Each line of the listing must be transcribed exactly, except for the images, which should be excluded.

**DATA EXCERPT**
------------------------------------
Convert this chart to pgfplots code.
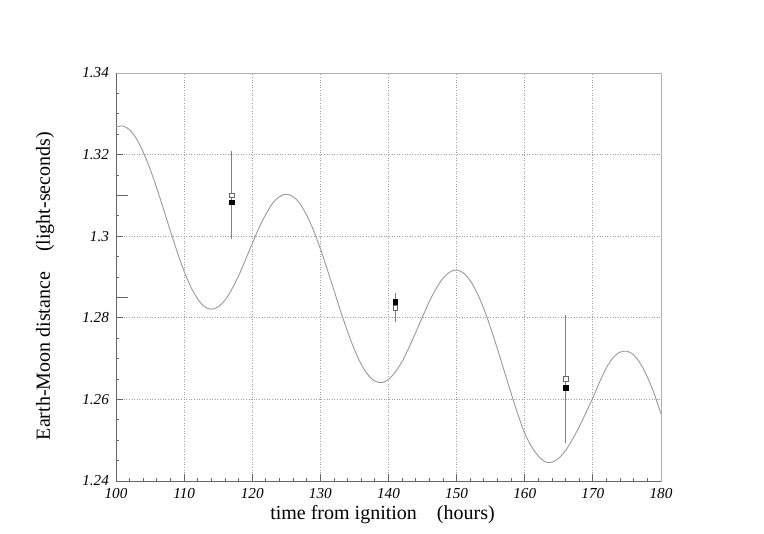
\documentclass[border=0pt]{standalone}
\usepackage{pgfplots}
\pgfplotsset{compat=1.18}
\usepackage{fontspec}
\setmainfont{Liberation Serif}

\definecolor{curvegray}{gray}{0.6}
\definecolor{axisdark}{gray}{0.4}
\definecolor{axislight}{gray}{0.7}
\definecolor{gridgray}{gray}{0.62}
\definecolor{bargray}{gray}{0.5}

% model curve (one value per hour)
\pgfplotstableread{
x y
100 1.3268
101 1.3270
102 1.3261
103 1.3239
104 1.3206
105 1.3165
106 1.3117
107 1.3065
108 1.3012
109 1.2961
110 1.2914
111 1.2875
112 1.2846
113 1.2827
114 1.2821
115 1.2827
116 1.2843
117 1.2870
118 1.2903
119 1.2942
120 1.2982
121 1.3021
122 1.3054
123 1.3081
124 1.3097
125 1.3103
126 1.3097
127 1.3080
128 1.3051
129 1.3014
130 1.2969
131 1.2919
132 1.2867
133 1.2815
134 1.2766
135 1.2722
136 1.2686
137 1.2660
138 1.2645
139 1.2641
140 1.2649
141 1.2667
142 1.2693
143 1.2727
144 1.2764
145 1.2803
146 1.2840
147 1.2872
148 1.2897
149 1.2912
150 1.2917
151 1.2910
152 1.2891
153 1.2861
154 1.2822
155 1.2775
156 1.2723
157 1.2669
158 1.2615
159 1.2563
160 1.2517
161 1.2484
162 1.2461
163 1.2447
164 1.2446
165 1.2456
166 1.2475
167 1.2502
168 1.2533
169 1.2568
170 1.2604
171 1.2643
172 1.2678
173 1.2703
174 1.2716
175 1.2718
176 1.2709
177 1.2687
178 1.2655
179 1.2614
180 1.2564
}\curve

% measurements: open and filled squares
\pgfplotstableread{
x y e
117 1.3100 0.0100
141 1.2825 0.0028
166 1.2650 0.0150
}\opendata

\pgfplotstableread{
x y e
117 1.3083 0.0029
141 1.2838 0.0014
166 1.2629 0.0030
}\filleddata

\begin{document}
\begin{tikzpicture}
\path[use as bounding box] (-58pt,-26.5pt) rectangle (324pt,240.5pt);
\begin{axis}[
    scale only axis,
    width=272.5pt, height=204pt,
    xmin=100, xmax=180,
    ymin=1.24, ymax=1.34,
    xtick={100,110,120,130,140,150,160,170,180},
    ytick={1.24,1.26,1.28,1.3,1.32,1.34},
    minor x tick num=4,
    minor y tick num=3,
    extra y ticks={1.31,1.285},
    extra y tick labels={},
    extra y tick style={grid=none, major tick length=6pt},
    tick pos=left,
    tick align=inside,
    major tick length=3.5pt,
    minor tick length=1.6pt,
    tick style={axisdark, line width=0.4pt},
    grid=major,
    major grid style={gridgray, line width=0.4pt, dash pattern=on 0.5pt off 0.8pt},
    axis line style={axislight, line width=0.4pt},
    clip=false,
    /pgf/number format/assume math mode=true,
    xticklabel={\textit{\pgfmathprintnumber{\tick}}},
    yticklabel={\textit{\pgfmathprintnumber{\tick}}},
    ticklabel style={font=\fontsize{7.6}{8}\selectfont},
    label style={font=\fontsize{9}{11}\selectfont},
    every axis x label/.style={at={(axis description cs:0.5,0)}, xshift=-3pt, yshift=-17pt, anchor=center},
    every axis y label/.style={at={(axis description cs:0,0.478)}, xshift=-35.5pt, rotate=90, anchor=center},
    xlabel={time from ignition\quad(hours)},
    ylabel={Earth-Moon distance\quad(light-seconds)},
]
\draw[axisdark, line width=0.5pt] (rel axis cs:0,1) -- (rel axis cs:0,0) -- (rel axis cs:1,0);

\addplot[curvegray, line width=0.45pt, smooth] table[x=x, y=y] {\curve};

\addplot[only marks, mark=square*, mark size=1.2pt,
    mark options={fill=white, draw=gray!80!black, line width=0.4pt},
    error bars/.cd, y dir=both, y explicit,
    error bar style={bargray, line width=0.4pt},
    error mark options={bargray, mark size=1.6pt, line width=0.4pt}]
    table[x=x, y=y, y error=e] {\opendata};

\addplot[only marks, mark=square*, mark size=1.2pt,
    mark options={fill=black, draw=black},
    error bars/.cd, y dir=both, y explicit,
    error bar style={bargray, line width=0.4pt},
    error mark options={bargray, mark size=1.6pt, line width=0.4pt}]
    table[x=x, y=y, y error=e] {\filleddata};
\end{axis}
\end{tikzpicture}
\end{document}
------------------------------------
**WORKED ANSWER**
Convert this chart to pgfplots code.
\documentclass[border=0pt]{standalone}
\usepackage{pgfplots}
\pgfplotsset{compat=1.18}
\usepackage{fontspec}
\setmainfont{Liberation Serif}

\definecolor{curvegray}{gray}{0.6}
\definecolor{axisdark}{gray}{0.4}
\definecolor{axislight}{gray}{0.7}
\definecolor{gridgray}{gray}{0.62}
\definecolor{bargray}{gray}{0.5}

% model curve (one value per hour)
\pgfplotstableread{
x y
100 1.3268
101 1.3270
102 1.3261
103 1.3239
104 1.3206
105 1.3165
106 1.3117
107 1.3065
108 1.3012
109 1.2961
110 1.2914
111 1.2875
112 1.2846
113 1.2827
114 1.2821
115 1.2827
116 1.2843
117 1.2870
118 1.2903
119 1.2942
120 1.2982
121 1.3021
122 1.3054
123 1.3081
124 1.3097
125 1.3103
126 1.3097
127 1.3080
128 1.3051
129 1.3014
130 1.2969
131 1.2919
132 1.2867
133 1.2815
134 1.2766
135 1.2722
136 1.2686
137 1.2660
138 1.2645
139 1.2641
140 1.2649
141 1.2667
142 1.2693
143 1.2727
144 1.2764
145 1.2803
146 1.2840
147 1.2872
148 1.2897
149 1.2912
150 1.2917
151 1.2910
152 1.2891
153 1.2861
154 1.2822
155 1.2775
156 1.2723
157 1.2669
158 1.2615
159 1.2563
160 1.2517
161 1.2484
162 1.2461
163 1.2447
164 1.2446
165 1.2456
166 1.2475
167 1.2502
168 1.2533
169 1.2568
170 1.2604
171 1.2643
172 1.2678
173 1.2703
174 1.2716
175 1.2718
176 1.2709
177 1.2687
178 1.2655
179 1.2614
180 1.2564
}\curve

% measurements: open and filled squares
\pgfplotstableread{
x y e
117 1.3100 0.0100
141 1.2825 0.0028
166 1.2650 0.0150
}\opendata

\pgfplotstableread{
x y e
117 1.3083 0.0029
141 1.2838 0.0014
166 1.2629 0.0030
}\filleddata

\begin{document}
\begin{tikzpicture}
\path[use as bounding box] (-58pt,-26.5pt) rectangle (324pt,240.5pt);
\begin{axis}[
    scale only axis,
    width=272.5pt, height=204pt,
    xmin=100, xmax=180,
    ymin=1.24, ymax=1.34,
    xtick={100,110,120,130,140,150,160,170,180},
    ytick={1.24,1.26,1.28,1.3,1.32,1.34},
    minor x tick num=4,
    minor y tick num=3,
    extra y ticks={1.31,1.285},
    extra y tick labels={},
    extra y tick style={grid=none, major tick length=6pt},
    tick pos=left,
    tick align=inside,
    major tick length=3.5pt,
    minor tick length=1.6pt,
    tick style={axisdark, line width=0.4pt},
    grid=major,
    major grid style={gridgray, line width=0.4pt, dash pattern=on 0.5pt off 0.8pt},
    axis line style={axislight, line width=0.4pt},
    clip=false,
    /pgf/number format/assume math mode=true,
    xticklabel={\textit{\pgfmathprintnumber{\tick}}},
    yticklabel={\textit{\pgfmathprintnumber{\tick}}},
    ticklabel style={font=\fontsize{7.6}{8}\selectfont},
    label style={font=\fontsize{9}{11}\selectfont},
    every axis x label/.style={at={(axis description cs:0.5,0)}, xshift=-3pt, yshift=-17pt, anchor=center},
    every axis y label/.style={at={(axis description cs:0,0.478)}, xshift=-35.5pt, rotate=90, anchor=center},
    xlabel={time from ignition\quad(hours)},
    ylabel={Earth-Moon distance\quad(light-seconds)},
]
\draw[axisdark, line width=0.5pt] (rel axis cs:0,1) -- (rel axis cs:0,0) -- (rel axis cs:1,0);

\addplot[curvegray, line width=0.45pt, smooth] table[x=x, y=y] {\curve};

\addplot[only marks, mark=square*, mark size=1.2pt,
    mark options={fill=white, draw=gray!80!black, line width=0.4pt},
    error bars/.cd, y dir=both, y explicit,
    error bar style={bargray, line width=0.4pt},
    error mark options={bargray, mark size=1.6pt, line width=0.4pt}]
    table[x=x, y=y, y error=e] {\opendata};

\addplot[only marks, mark=square*, mark size=1.2pt,
    mark options={fill=black, draw=black},
    error bars/.cd, y dir=both, y explicit,
    error bar style={bargray, line width=0.4pt},
    error mark options={bargray, mark size=1.6pt, line width=0.4pt}]
    table[x=x, y=y, y error=e] {\filleddata};
\end{axis}
\end{tikzpicture}
\end{document}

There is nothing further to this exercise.